Убрали блаженную в беленькую рубашку и сарафан, положили большой серый шерстяной платок на плечи, повязали голову белым шелковым платочком, одним словом, нарядили так, как она при земной жизни наряжалась. А так как она любила цветы, то в правую руку дали ей букет цветов, на левую надели черные шелковые четки, потому что батюшка Серафим, благословляя ее на подвиг юродства Христа ради, сам дал ей четки.

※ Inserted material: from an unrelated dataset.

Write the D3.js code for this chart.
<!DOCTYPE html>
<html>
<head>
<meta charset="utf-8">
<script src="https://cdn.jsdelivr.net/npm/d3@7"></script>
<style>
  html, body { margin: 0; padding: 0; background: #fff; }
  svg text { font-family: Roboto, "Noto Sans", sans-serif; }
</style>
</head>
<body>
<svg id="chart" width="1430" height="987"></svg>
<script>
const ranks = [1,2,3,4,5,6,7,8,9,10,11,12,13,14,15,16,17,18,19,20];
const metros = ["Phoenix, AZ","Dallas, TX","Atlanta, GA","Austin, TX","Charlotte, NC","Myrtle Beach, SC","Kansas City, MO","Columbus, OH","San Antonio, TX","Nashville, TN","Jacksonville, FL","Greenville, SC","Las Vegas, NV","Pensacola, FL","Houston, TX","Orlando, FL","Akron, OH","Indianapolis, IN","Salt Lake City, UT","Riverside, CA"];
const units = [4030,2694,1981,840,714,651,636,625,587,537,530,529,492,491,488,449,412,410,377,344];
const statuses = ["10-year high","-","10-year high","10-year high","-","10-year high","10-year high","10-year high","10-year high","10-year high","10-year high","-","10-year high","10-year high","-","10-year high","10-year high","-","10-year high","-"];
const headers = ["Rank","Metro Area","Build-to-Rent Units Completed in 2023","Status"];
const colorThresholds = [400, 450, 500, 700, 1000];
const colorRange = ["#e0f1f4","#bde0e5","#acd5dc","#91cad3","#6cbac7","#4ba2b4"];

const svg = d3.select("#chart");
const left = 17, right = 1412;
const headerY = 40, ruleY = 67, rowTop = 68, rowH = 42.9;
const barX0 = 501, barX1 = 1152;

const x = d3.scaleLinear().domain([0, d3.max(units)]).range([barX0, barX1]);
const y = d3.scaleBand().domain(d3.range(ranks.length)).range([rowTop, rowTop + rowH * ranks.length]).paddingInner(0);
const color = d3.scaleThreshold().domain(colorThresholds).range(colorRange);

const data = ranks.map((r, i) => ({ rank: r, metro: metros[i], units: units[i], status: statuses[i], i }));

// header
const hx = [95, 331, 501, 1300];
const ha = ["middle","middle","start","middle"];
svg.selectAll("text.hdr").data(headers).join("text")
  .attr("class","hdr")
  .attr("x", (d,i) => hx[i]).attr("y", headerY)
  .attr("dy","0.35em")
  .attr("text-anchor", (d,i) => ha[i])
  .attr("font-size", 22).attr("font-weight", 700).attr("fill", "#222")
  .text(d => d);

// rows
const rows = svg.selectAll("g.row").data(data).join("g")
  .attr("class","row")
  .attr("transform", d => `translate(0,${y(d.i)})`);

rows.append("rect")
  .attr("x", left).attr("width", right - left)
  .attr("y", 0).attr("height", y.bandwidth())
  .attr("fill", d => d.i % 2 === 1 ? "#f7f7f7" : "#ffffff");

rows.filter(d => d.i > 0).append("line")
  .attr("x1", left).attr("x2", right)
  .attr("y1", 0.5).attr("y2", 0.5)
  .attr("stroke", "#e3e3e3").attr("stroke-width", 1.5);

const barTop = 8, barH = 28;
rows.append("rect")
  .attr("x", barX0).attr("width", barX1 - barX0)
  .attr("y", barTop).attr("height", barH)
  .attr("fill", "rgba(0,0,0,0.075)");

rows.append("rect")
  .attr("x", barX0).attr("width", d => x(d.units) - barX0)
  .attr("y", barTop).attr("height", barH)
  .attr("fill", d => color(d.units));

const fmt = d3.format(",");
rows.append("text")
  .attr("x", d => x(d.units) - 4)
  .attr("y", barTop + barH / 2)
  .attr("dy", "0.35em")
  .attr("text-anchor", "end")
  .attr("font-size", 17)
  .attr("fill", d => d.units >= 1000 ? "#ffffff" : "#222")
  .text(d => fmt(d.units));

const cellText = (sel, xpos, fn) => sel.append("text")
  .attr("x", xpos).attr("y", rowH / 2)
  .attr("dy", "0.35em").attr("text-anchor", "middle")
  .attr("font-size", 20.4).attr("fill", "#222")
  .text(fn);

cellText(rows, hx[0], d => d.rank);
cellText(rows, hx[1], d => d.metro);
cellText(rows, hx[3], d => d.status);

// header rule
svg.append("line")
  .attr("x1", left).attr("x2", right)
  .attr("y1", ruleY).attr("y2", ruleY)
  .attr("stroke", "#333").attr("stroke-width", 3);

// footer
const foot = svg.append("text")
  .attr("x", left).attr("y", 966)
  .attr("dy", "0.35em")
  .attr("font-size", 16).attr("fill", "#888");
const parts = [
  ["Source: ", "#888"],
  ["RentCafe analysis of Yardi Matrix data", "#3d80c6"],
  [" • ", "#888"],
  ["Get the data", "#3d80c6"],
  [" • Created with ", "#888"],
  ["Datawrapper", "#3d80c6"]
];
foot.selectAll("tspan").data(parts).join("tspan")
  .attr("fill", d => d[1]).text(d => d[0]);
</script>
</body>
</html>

Три дня Пелагея Ивановна находилась в своей крошечной келейке. Было битком набито народу, все время зажигались свечи, непрестанно совершались панихиды, жара стояла нестерпимая. Несмотря на все это, она лежала в гробе, моя красавица, точно живая. На третий день вечером положили ее в прекрасный кипарисовый гроб и перенесли в теплую зимнюю Тихвинскую церковь. Здесь, по окончании церковных богослужений, ни день, ни ночь не умолкало чтение Псалтири, непрестанно совершались по усопшей панихиды — от тридцати до сорока в день, постоянно горели вокруг гроба свечи. Кроме монастырских, стекались со всех епархий тысячи мирян, которые благоговели перед нею. Многие плакали и скорбели, что лишились своей матери, утешительницы и молитвенницы.

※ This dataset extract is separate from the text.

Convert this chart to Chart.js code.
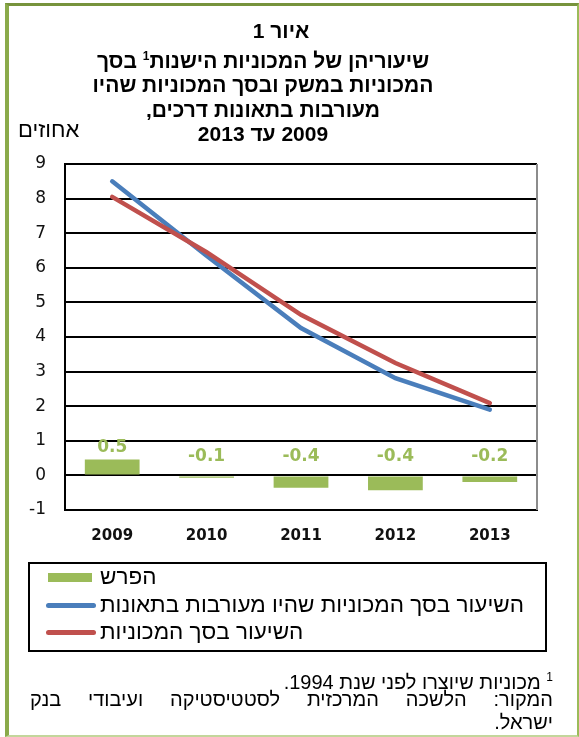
<!DOCTYPE html>
<html lang="he">
<head>
<meta charset="utf-8">
<script src="https://cdn.jsdelivr.net/npm/chart.js@4"></script>
<style>
  body { margin: 0; background: #fff; }
  #wrap { position: relative; width: 579px; height: 737px; overflow: hidden; }
  #frame { position: absolute; left: 5px; top: 3px; width: 568px; height: 729px;
    border-top: 3px solid #77933c; border-left: 4px solid #8aaa4a; border-right: 2px solid #9bbb59;
    border-bottom: 2px solid #c3d69b; }
  canvas { position: absolute; left: 0; top: 0; }
  .t { position: absolute; font-family: "Liberation Sans", "DejaVu Sans", sans-serif; color: #000; }
  #title { left: 0; width: 526px; top: 19px; text-align: center; font-weight: bold; font-size: 21px; line-height: 24.5px; }
  #title sup { font-size: 12px; }
  #unit { left: 18px; top: 117px; font-size: 22px; line-height: 26px; }
  #legend { left: 28px; top: 562px; width: 515px; height: 86px; border: 2px solid #000; }
  .item { position: absolute; left: 16px; height: 28px; display: flex; align-items: center; font-size: 22.5px; white-space: nowrap; }
  .sw { width: 50px; margin-right: 4px; }
  .note { font-size: 20px; line-height: 22px; direction: rtl; }
  #note1 { right: 26px; top: 666px; }
  #note2 { left: 30px; right: 26px; top: 688px; text-align: justify; text-align-last: justify; }
  #note3 { right: 26px; top: 711px; }
</style>
</head>
<body>
<div id="wrap">
  <div id="frame"></div>
  <canvas id="chart" width="579" height="737"></canvas>
  <div id="title" class="t">
    <div dir="ltr" style="position:relative;left:18px">איור 1</div>
    <div dir="rtl">שיעוריהן של המכוניות הישנות<sup>1</sup> בסך</div>
    <div dir="rtl">המכוניות במשק ובסך המכוניות שהיו</div>
    <div dir="rtl">מעורבות בתאונות דרכים,</div>
    <div dir="rtl">2009 עד 2013</div>
  </div>
  <div id="unit" class="t">אחוזים</div>
  <div id="legend" class="t"></div>
  <div id="note1" class="t note"><sup style="font-size:12px">1</sup> מכוניות שיוצרו לפני שנת 1994.</div>
  <div id="note2" class="t note">המקור: הלשכה המרכזית לסטטיסטיקה ועיבודי בנק</div>
  <div id="note3" class="t note">ישראל.</div>
</div>
<script>
const years = ["2009", "2010", "2011", "2012", "2013"];
const diff = [0.46, -0.07, -0.36, -0.43, -0.19];
const accidentRate = [8.5, 6.35, 4.26, 2.81, 1.9];
const totalRate = [8.05, 6.45, 4.64, 3.25, 2.09];
const yTicks = [-1, 0, 1, 2, 3, 4, 5, 6, 7, 8, 9];

const seriesNames = ["הפרש", "השיעור בסך המכוניות שהיו מעורבות בתאונות", "השיעור בסך המכוניות"];
const green = "#9bbb59", blue = "#4a7ebb", red = "#c0504d";

// bar value labels + grey right border
const extras = {
  id: "extras",
  afterDatasetsDraw(chart) {
    const ctx = chart.ctx;
    const area = chart.chartArea;
    ctx.save();
    ctx.strokeStyle = "#8c8c8c";
    ctx.lineWidth = 2;
    ctx.beginPath();
    ctx.moveTo(area.right, area.top);
    ctx.lineTo(area.right, area.bottom);
    ctx.stroke();

    const y0 = chart.scales.y.getPixelForValue(0);
    ctx.fillStyle = green;
    ctx.font = "bold 17px 'DejaVu Sans'";
    ctx.textAlign = "center";
    ctx.textBaseline = "middle";
    chart.getDatasetMeta(0).data.forEach((bar, i) => {
      const v = diff[i];
      const y = v >= 0 ? bar.y - 12 : y0 - 19;
      ctx.fillText(v.toFixed(1), bar.x, y);
    });
    ctx.restore();
  }
};

const chart = new Chart(document.getElementById("chart"), {
  data: {
    labels: years,
    datasets: [
      { type: "bar", label: seriesNames[0], data: diff, backgroundColor: green,
        barPercentage: 0.58, categoryPercentage: 1, order: 3 },
      { type: "line", label: seriesNames[1], data: accidentRate, borderColor: blue,
        borderWidth: 4.5, pointRadius: 0, borderCapStyle: "round", tension: 0, order: 2 },
      { type: "line", label: seriesNames[2], data: totalRate, borderColor: red,
        borderWidth: 4.5, pointRadius: 0, borderCapStyle: "round", tension: 0, order: 1 }
    ]
  },
  options: {
    responsive: false,
    animation: false,
    layout: { padding: { top: 164, right: 42, bottom: 197, left: 0 } },
    plugins: { legend: { display: false }, tooltip: { enabled: false } },
    scales: {
      x: {
        grid: { display: false },
        border: { color: "#000", width: 2 },
        ticks: { color: "#111", padding: 9, font: { family: "DejaVu Sans", size: 15, weight: "bold" } },
        afterFit: s => { s.height = 30; }
      },
      y: {
        min: -1, max: 9,
        afterBuildTicks: s => { s.ticks = yTicks.map(v => ({ value: v })); },
        grid: { color: "#000", lineWidth: 2, drawTicks: false },
        border: { color: "#000", width: 2 },
        ticks: { color: "#111", padding: 19, font: { family: "DejaVu Sans", size: 17 } },
        afterFit: s => { s.width = 65; }
      }
    }
  },
  plugins: [extras]
});

// legend built from the datasets
const legend = document.getElementById("legend");
const tops = [-1, 27, 54];
chart.data.datasets.forEach((ds, i) => {
  const item = document.createElement("div");
  item.className = "item";
  item.style.top = tops[i] + "px";
  const sw = document.createElement("span");
  sw.className = "sw";
  if (ds.type === "bar") {
    sw.style.height = "9px";
    sw.style.width = "44px";
    sw.style.marginLeft = "2px";
    sw.style.marginRight = "8px";
    sw.style.background = ds.backgroundColor;
  } else {
    sw.style.height = "5px";
    sw.style.borderRadius = "3px";
    sw.style.background = ds.borderColor;
  }
  const txt = document.createElement("span");
  txt.dir = "rtl";
  txt.textContent = ds.label;
  item.appendChild(sw);
  item.appendChild(txt);
  legend.appendChild(item);
});
</script>
</body>
</html>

Все это производило какой-то благоговейный переворот в душе всякого, здесь находившегося, умиляло даже жестокие сердца. Народу не только не убывало, но, напротив, прибывало с каждым днем все больше и больше, так что матушка-игуменья, снисходя к слезным просьбам, дозволила и ночи проводить у гроба. Жара стояла в храме такая, что со стен потекли потоки воды, и даже на холодных папертях было так тепло, как в кельях. Несмотря на все это, блаженная лежала в гробе своем, как будто лишь забывшись сладким сном, как живая, даже не холодная, а теплая, непрестанно менялась в лице своем, сияла какой-то духовной красотой. Вся она с ног до головы была засыпана живыми цветами, несмотря на глубокую зиму. Цветы эти непрестанно заменялись новыми и уносились массами народа по своим домам.
В девятый день после кончины блаженной было совершено отпевание при громадном стечении народа. Когда после отпевания и продолжительного последнего прощания понесли многострадальное тело подвижницы Божией к месту упокоения у Свято-Троицкого собора против главного алтаря и когда стали закрывать крышкой гроб, то и тогда прощавшиеся с нею свободно брали ее ручки, которые были так гибки, мягки, теплы, как у живой».